So, yez might recall that our own Major Padre Harvey was to have his ordination last night at the Gateway Community Church in Escondido. ‘Twas a bit of a shame that he couldn’t tarry until the 11th of June, for I could have stopped in on my way to Portland, it’s that far north. Or seemed it anyway.
Your humble was cordially invited and RSVP’d in the affirmative. Catching early intelligence in these here pages that Curtis hisself was on his way draped in his Service Dress Blues, I came home from the salt mines in a desperate tizzy to collect mine own and try them on for shrinkage. For as I have expressed before, uniforms that are laid by for a year or two tend to shrink a bit, just hanging there in the closet. Thanks to the Almighty, and episodic Cross Fit workouts, my latest properly striped sets fit my frame admirably even as two sets of lieutenant commander striped uniforms bore mute testimony to the ravages of time and the false economy of striping up uniforms into which one can no longer plausibly squeeze.
I very nearly committed the unpardonable naval sin of being late, for dear departed Lady, the auncient bird dog, left behind not merely a hole in our hearts but a vast quantity of dog hair which would have to be eliminated before I could appear publicly. The two-thirds members of the All Girl Spending Team remaining in residence clucked at me and shook their heads before assaulting my person with sundry and divers methods of torture designed to make me marginally presentable out of doors. Thus chafed and torn, I toodled up the highway to impossibly far Escondido, arriving just at the toll of the church bell which I actually only heard in my mind, for as far as I could tell the Gateway Community Church has no proper sort of bell at all nor incense neither.
Although my sainted pa was hisself a Baptist, his own son was raised a High Episcopalian and attended high school with the Romans, in consequence of which he has certain expectations of what it means to be at church. What he found was not flowing robes nor Elizabethan language, but earnest folks of all ages dressed up and down and filled with the Holy Spirit, celebrating the Padre’s ordination with him. The local pastor spoke meaningfully about the history and process of ordination, and kindly about the Padre’s own examination before a board of church leaders. We were invited to read with him a few passages from the bible – Timothy, chiefly – and then he then stepped through a series of recommendations that he hoped Dave would take to heart as he takes on his ministry.
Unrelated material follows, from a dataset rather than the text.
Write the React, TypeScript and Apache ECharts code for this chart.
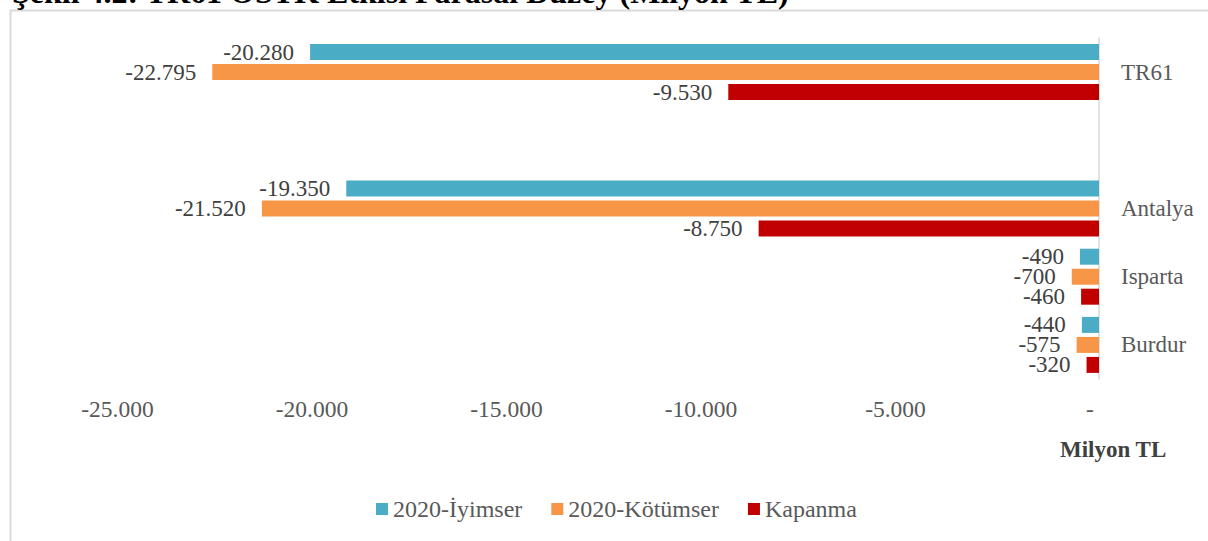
import React, { useEffect, useRef } from "react";
import * as echarts from "echarts";

const categories = ["Burdur", "Isparta", "Antalya", "", "TR61"];
const seriesNames = ["2020-İyimser", "2020-Kötümser", "Kapanma"];
const iyimser = [-440, -490, -19350, null, -20280];
const kotumser = [-575, -700, -21520, null, -22795];
const kapanma = [-320, -460, -8750, null, -9530];
const colors = ["#4BACC6", "#F79646", "#C00000"];
const xTicks = { min: -25000, max: 0, interval: 5000 };
const titleText = "Şekil 4.2: TR61 OSTK Etkisi Parasal Düzey (Milyon TL)";
const unitText = "Milyon TL";

const FONT = '"Liberation Serif", "Times New Roman", serif';

function fmt(v: number): string {
  if (v === 0) return "-";
  const s = Math.abs(v).toString().replace(/\B(?=(\d{3})+(?!\d))/g, ".");
  return (v < 0 ? "-" : "") + s;
}

export default function App() {
  const ref = useRef<HTMLDivElement>(null);
  useEffect(() => {
    document.body.style.margin = "0";
    const chart = echarts.init(ref.current!, null, { renderer: "svg" });
    const values = [iyimser, kotumser, kapanma];
    const series = seriesNames.map((name, i) => ({
      name,
      type: "bar",
      data: values[i],
      barWidth: 16,
      barGap: "25%",
      itemStyle: { color: colors[i] },
      label: {
        show: true,
        position: "left",
        distance: 16,
        formatter: (p: any) => fmt(p.value),
        fontFamily: FONT,
        fontSize: 23,
        color: "#404040",
      },
    }));
    chart.setOption({
      animation: false,
      textStyle: { fontFamily: FONT },
      grid: { left: 126.5, right: 109, top: 38, bottom: 162, containLabel: false },
      xAxis: {
        type: "value",
        min: xTicks.min,
        max: xTicks.max,
        interval: xTicks.interval,
        axisLine: { show: false },
        axisTick: { show: false },
        splitLine: { show: false },
        axisLabel: {
          formatter: (v: number) => fmt(v),
          fontFamily: FONT,
          fontSize: 23.5,
          color: "#595959",
          margin: 18,
          padding: [0, 18, 0, 0],
        },
      },
      yAxis: {
        type: "category",
        position: "right",
        data: categories,
        axisLine: { show: true, lineStyle: { color: "#d9d9d9", width: 1.5 } },
        axisTick: { show: false },
        axisLabel: {
          fontFamily: FONT,
          fontSize: 23,
          color: "#595959",
          margin: 22,
        },
      },
      legend: {
        data: seriesNames,
        left: 376,
        top: 497,
        padding: 0,
        icon: "rect",
        itemWidth: 12,
        itemHeight: 12,
        itemGap: 29,
        textStyle: { fontFamily: FONT, fontSize: 24, color: "#595959" },
      },
      graphic: [
        {
          type: "rect",
          shape: { x: 10.5, y: 10.5, width: 1400, height: 800 },
          style: { fill: "none", stroke: "#d9d9d9", lineWidth: 2 },
          silent: true,
        },
        {
          type: "text",
          x: 12,
          y: -8,
          style: {
            text: titleText,
            fontFamily: FONT,
            fontWeight: "bold",
            fontSize: 32,
            fill: "#000000",
            verticalAlign: "middle",
            align: "left",
          },
        },
        {
          type: "text",
          x: 1060,
          y: 449,
          style: {
            text: unitText,
            fontFamily: FONT,
            fontWeight: "bold",
            fontSize: 23,
            fill: "#404040",
            verticalAlign: "middle",
            align: "left",
          },
        },
      ],
      series,
    });
    return () => chart.dispose();
  }, []);
  return (
    <div
      ref={ref}
      style={{ position: "absolute", left: 0, top: 0, width: 1208, height: 541 }}
    />
  );
}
There was an awful lot of love in there: Love for God, love for family, love for people.
For reasons which I am not quite prepared to dwell on, I have not been in attendance at my home church here in Del Mar for quite some time, for the Episcopal Church of the USA has taken some strange doctrinal stances quite at variance with the faith as handed down to us by the saints and broken not merely the spirit but also the sense of the Anglican Communion. For a long time I ignored these things at the national level, but then they were thrust upon us close at home and what had once seemed sanctuary now seemed some sort of trial. Nor have I found a spiritual harbor near by, for the next most likely candidate outside ECUSA has issues of its own which I cannot quite get my head around. So anyway, I have been over the last several months, if not apostate then certainly unchurched. What I was reminded of while watching Dave’s ordination, is that there are many pathways to the Truth but that the Truth itself remains constant, revealing itself to each of us in the way that best fits our understanding.
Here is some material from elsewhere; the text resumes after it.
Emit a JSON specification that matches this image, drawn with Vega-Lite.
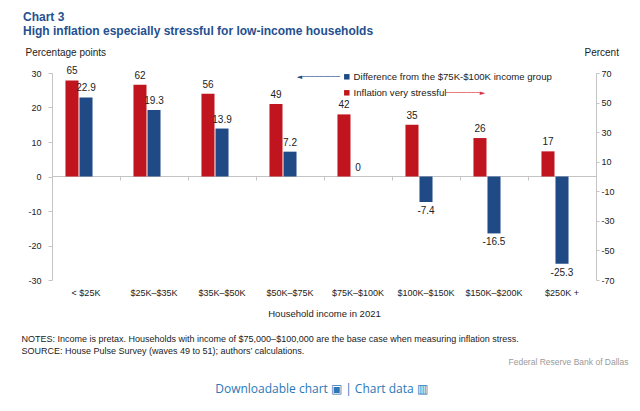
{
  "$schema": "https://vega.github.io/schema/vega-lite/v6.json",
  "width": 544,
  "height": 207,
  "autosize": {"type": "none"},
  "padding": {"left": 52, "top": 73, "right": 44, "bottom": 131},
  "background": "white",
  "title": {
    "text": ["Chart 3", "High inflation especially stressful for low-income households"],
    "anchor": "start",
    "frame": "group",
    "dx": -29,
    "dy": -5,
    "fontSize": 12,
    "fontWeight": "bold",
    "color": "#24508f",
    "font": "Liberation Sans",
    "lineHeight": 14
  },
  "data": {
    "values": [
      {"income": "< $25K", "stressed": 65, "difference": 22.9},
      {"income": "$25K–$35K", "stressed": 62, "difference": 19.3},
      {"income": "$35K–$50K", "stressed": 56, "difference": 13.9},
      {"income": "$50K–$75K", "stressed": 49, "difference": 7.2},
      {"income": "$75K–$100K", "stressed": 42, "difference": 0},
      {"income": "$100K–$150K", "stressed": 35, "difference": -7.4},
      {"income": "$150K–$200K", "stressed": 26, "difference": -16.5},
      {"income": "$250K +", "stressed": 17, "difference": -25.3}
    ]
  },
  "layer": [
    {
      "layer": [
        {
          "mark": {"type": "bar"},
          "encoding": {
            "x": {
              "field": "income",
              "type": "nominal",
              "sort": null,
              "scale": {
                "domain": ["< $25K", "$25K–$35K", "$35K–$50K", "$50K–$75K", "$75K–$100K", "$100K–$150K", "$150K–$200K", "$250K +"],
                "paddingInner": 0,
                "paddingOuter": 0
              },
              "axis": {
                "orient": "bottom",
                "labelAngle": 0,
                "domain": false,
                "ticks": false,
                "tickSize": 0,
                "labelPadding": 8,
                "labelFontSize": 9,
                "title": "Household income in 2021",
                "titleFontSize": 9.5,
                "titleY": 36,
                "titleBaseline": "alphabetic"
              }
            },
            "xOffset": {
              "datum": "Inflation very stressful",
              "scale": {
                "domain": ["Inflation very stressful", "Difference from the $75K-$100K income group", "pad"],
                "paddingInner": 0.07,
                "paddingOuter": 0.96
              }
            },
            "y": {
              "field": "stressed",
              "type": "quantitative",
              "scale": {"domain": [-70, 70], "nice": false, "zero": false},
              "axis": {
                "orient": "right",
                "values": [-70, -50, -30, -10, 10, 30, 50, 70],
                "tickCount": 20,
                "labelExpr": "'' + datum.value",
                "tickSize": 3,
                "labelPadding": 2,
                "title": "Percent",
                "titleAngle": 0,
                "titleX": -12,
                "titleY": -21,
                "titleAlign": "left",
                "titleBaseline": "middle",
                "titleFontSize": 10
              }
            },
            "color": {
              "datum": "Inflation very stressful",
              "scale": {
                "domain": ["Difference from the $75K-$100K income group", "Inflation very stressful"],
                "range": ["#1F4A86", "#C0151E"]
              },
              "legend": {
                "orient": "none",
                "legendX": 290,
                "legendY": -1,
                "title": null,
                "symbolType": "square",
                "symbolSize": 30,
                "symbolStrokeWidth": 0,
                "labelFontSize": 9.6,
                "labelColor": "#222",
                "labelLimit": 0,
                "rowPadding": 5,
                "padding": 0,
                "labelOffset": 2
              }
            }
          }
        },
        {
          "mark": {"type": "text", "baseline": "bottom", "dy": -4, "fontSize": 10},
          "encoding": {
            "x": {"field": "income", "type": "nominal", "sort": null},
            "xOffset": {"datum": "Inflation very stressful"},
            "y": {"field": "stressed", "type": "quantitative"},
            "text": {"field": "stressed", "type": "nominal"}
          }
        }
      ]
    },
    {
      "layer": [
        {
          "mark": {"type": "bar"},
          "encoding": {
            "x": {
              "field": "income",
              "type": "nominal",
              "sort": null,
              "axis": {
                "orient": "bottom",
                "offset": -104,
                "labels": false,
                "ticks": true,
                "tickSize": 4,
                "tickBand": "extent",
                "domain": true,
                "title": [
                  "NOTES: Income is pretax. Households with income of $75,000–$100,000 are the base case when measuring inflation stress.",
                  "SOURCE: House Pulse Survey (waves 49 to 51); authors’ calculations."
                ],
                "titleX": -31,
                "titleY": 158,
                "titleAlign": "left",
                "titleAnchor": "start",
                "titleBaseline": "top",
                "titleFontSize": 9,
                "titleLineHeight": 12
              }
            },
            "xOffset": {"datum": "Difference from the $75K-$100K income group"},
            "y": {
              "field": "difference",
              "type": "quantitative",
              "scale": {"domain": [-30, 30], "nice": false, "zero": false},
              "axis": {
                "orient": "left",
                "values": [-30, -20, -10, 0, 10, 20, 30],
                "tickCount": 20,
                "labelExpr": "'' + datum.value",
                "tickSize": 4,
                "labelPadding": 7,
                "title": "Percentage points",
                "titleAngle": 0,
                "titleX": -27,
                "titleY": -21,
                "titleAlign": "left",
                "titleBaseline": "middle",
                "titleFontSize": 10
              }
            },
            "color": {"datum": "Difference from the $75K-$100K income group"}
          }
        },
        {
          "transform": [{"filter": "datum.difference >= 0"}],
          "mark": {"type": "text", "baseline": "bottom", "dy": -4, "fontSize": 10},
          "encoding": {
            "x": {"field": "income", "type": "nominal", "sort": null},
            "xOffset": {"datum": "Difference from the $75K-$100K income group"},
            "y": {"field": "difference", "type": "quantitative"},
            "text": {"field": "difference", "type": "nominal"}
          }
        },
        {
          "transform": [{"filter": "datum.difference < 0"}],
          "mark": {"type": "text", "baseline": "top", "dy": 4, "fontSize": 10},
          "encoding": {
            "x": {"field": "income", "type": "nominal", "sort": null},
            "xOffset": {"datum": "Difference from the $75K-$100K income group"},
            "y": {"field": "difference", "type": "quantitative"},
            "text": {"field": "difference", "type": "nominal"}
          }
        }
      ]
    },
    {
      "data": {"values": [{"arrow": "◄─────────"}]},
      "mark": {"type": "text", "align": "right", "dx": -18, "fontSize": 7, "font": "DejaVu Sans", "color": "#1F4A86"},
      "encoding": {
        "x": {
          "datum": "$75K–$100K",
          "type": "nominal",
          "axis": {
            "orient": "top",
            "labels": false,
            "ticks": false,
            "domain": false,
            "title": "Federal Reserve  Bank of Dallas",
            "titleX": 576,
            "titleY": 288,
            "titleAlign": "right",
            "titleBaseline": "middle",
            "titleColor": "#9a9a9a",
            "titleFontSize": 8.5
          }
        },
        "y": {"datum": 28.7, "type": "quantitative", "scale": {"domain": [-30, 30], "nice": false, "zero": false}, "axis": null},
        "text": {"field": "arrow", "type": "nominal"}
      }
    },
    {
      "data": {"values": [{"arrow": "────────►"}]},
      "mark": {"type": "text", "align": "left", "dx": 20, "fontSize": 7, "font": "DejaVu Sans", "color": "#E0303A"},
      "encoding": {
        "x": {
          "datum": "$100K–$150K",
          "type": "nominal",
          "axis": {
            "orient": "top",
            "labels": false,
            "ticks": false,
            "domain": false,
            "title": "Downloadable chart ▣   |  Chart data ▥",
            "titleX": 269,
            "titleY": 315,
            "titleAlign": "center",
            "titleBaseline": "middle",
            "titleColor": "#2a78b8",
            "titleFont": "Open Sans",
            "titleFontSize": 12
          }
        },
        "y": {"datum": 24.3, "type": "quantitative", "scale": {"domain": [-30, 30], "nice": false, "zero": false}, "axis": null},
        "text": {"field": "arrow", "type": "nominal"}
      }
    }
  ],
  "resolve": {
    "scale": {"y": "independent"},
    "axis": {"x": "independent", "y": "independent"}
  },
  "config": {
    "font": "Liberation Sans",
    "view": {"stroke": null},
    "axis": {
      "grid": false,
      "labelOverlap": false,
      "labelBound": false,
      "domainColor": "#c4c4c4",
      "tickColor": "#c4c4c4",
      "labelFontSize": 9,
      "labelColor": "#222",
      "labelFont": "Liberation Sans",
      "titleFont": "Liberation Sans",
      "titleFontWeight": "normal",
      "titleColor": "#222"
    },
    "legend": {"labelFont": "Liberation Sans"},
    "text": {"font": "Liberation Sans", "color": "#222"}
  }
}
I’m getting a bit lost on the margins here, but this is the thrust of it: You cannot judge Christ by his Christians, for there are too many bad ones. But I continue to believe that an authentically good Christian is definitionally a good person, full of love, caring for the least of us and dedicated towards the good. That room was full of such, some in suits, some in cargo shorts all filled with the Spirit, all of them there to celebrate this moment with Padre Dave and his lovely and loving bride of nine years that very day, Tamara.
Anyway. Dave stood up to join the pastor on the stage – there is no other name for it – and chatted briefly back and forth with him about his own road to Damascus, and where it would take him next. Dave then had a few words to share with us about how he had come to be there, working his way back to fitness after a serious motorcycle accident and his plans to join the Navy’s chaplain corps and minister to the fleet. Hands were then laid on, prayers were said and the deed was done.
I congratulated Dave – as I hope you will too – and left uplifted.